Florida's cities are still vital

The Sunshine State has topped yet another list of good places to do business. Not to be a party pooper, but Coffee Talk wonders how much better Florida could do on these lists and in the real world if the Legislature actually does right by businesses - and residents - in its attempts to fix property tax and insurance problems.

The latest list Florida scored well on is the Business Vitality Index, researched by Moody's Economy.com and published in the Wall Street Journal June 11. The list looks at the overall economic vitality of a metro area by looking at a combination of factors, including household income growth, labor availability and regional cost of living.

2. Fort Walton Beach

5. Fort Lauderdale

7. Orlando

11. Jacksonville

15. Tampa

28. Naples

35. Tallahassee

36. Panama City

40. Cape Coral

44. West Palm Beach

46. Port St. Lucie

50. Ocala

+ Magazine distributor banks on savings

When Source Interlink announced last month it was jumping into the publishing business, the Bonita Springs-based magazine distributor had a hard time justifying the acquisition of Enthusiast Media for $1.2 billion.

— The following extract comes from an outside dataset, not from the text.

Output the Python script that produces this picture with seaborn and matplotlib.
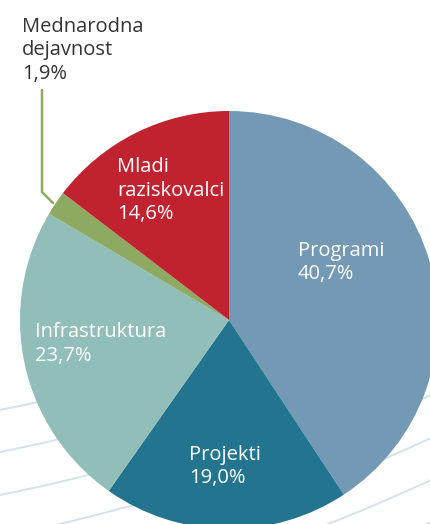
import numpy as np
import matplotlib.pyplot as plt
import seaborn as sns

# Data
categories = ['Programi', 'Projekti', 'Infrastruktura', 'Mednarodna\ndejavnost', 'Mladi\nraziskovalci']
shares = [40.7, 19.0, 23.7, 1.9, 14.6]
pct_labels = ['40,7%', '19,0%', '23,7%', '1,9%', '14,6%']
colors = ['#7399b5', '#23758f', '#91beb8', '#8da962', '#c0222f']

sns.set_theme(style='white')
plt.rcParams['font.family'] = ['Open Sans', 'DejaVu Sans']

W, H = 430, 524
fig = plt.figure(figsize=(W / 100, H / 100), dpi=100)

# background axes in pixel coordinates (decorative wave lines)
bg = fig.add_axes([0, 0, 1, 1])
bg.set_xlim(0, W)
bg.set_ylim(H, 0)
bg.axis('off')
xs = np.linspace(0, W, 200)
for y0 in [410, 452, 495, 537, 580, 622, 664]:
    bg.plot(xs, y0 - 0.2 * xs - 0.0003 * xs ** 2, color='#d3e3ec', lw=1.4, zorder=0)

# pie axes: centre (229, 320), radius 209 px
cx, cy, r = 229, 320, 209
ax = fig.add_axes([(cx - r) / W, (H - cy - r) / H, 2 * r / W, 2 * r / H])
ax.pie(shares, colors=colors, startangle=90, counterclock=False,
       wedgeprops=dict(linewidth=0), radius=1)
ax.set_xlim(-1, 1)
ax.set_ylim(-1, 1)
ax.set_aspect('equal')
ax.axis('off')

# overlay for labels
ov = fig.add_axes([0, 0, 1, 1])
ov.set_xlim(0, W)
ov.set_ylim(H, 0)
ov.axis('off')
ov.patch.set_alpha(0)

label_pos = [(298, 256), (189, 460), (35, 337), (22, 32), (117, 172)]
label_col = ['white', 'white', 'white', '#333333', 'white']
step = 23.5
for cat, pct, (x, y), c in zip(categories, pct_labels, label_pos, label_col):
    lines = cat.split('\n') + [pct]
    for i, line in enumerate(lines):
        ov.text(x, y + i * step, line, color=c, fontsize=14.5, ha='left', va='baseline')

# leader line for the small slice
ov.plot([42, 42, 53], [90, 192, 203], color='#8da962', lw=1.8, solid_joinstyle='miter')

fig.savefig('out.png', dpi=100)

Investors pushed the stock down 15% the day after the acquisition was announced. Under the deal to be funded by Citigroup Global Markets, Source will acquire 70 magazines and 90 Web sites of publications such as Motor Trend Magazine, Hot Rod Magazine and Soap Opera Digest.

In a conference call June 11 to discuss the first quarter's earnings, executives didn't reveal many more specifics, but promised $18 million in savings annually over the next three years resulting in large part from the fact that Enthusiast publication won't have to pay a distributor anymore.

However, executives declined to discuss the specifics of the financing, including how much debt or bond issuance will take place and at what rates. The deal is scheduled to close by the end of the second quarter.

The stock continued to decline (symbol SORC). It closed at $5.31 on June 12, the day after the earnings announcement, down 22% from the price on the day before the announcement of the acquisition one month ago.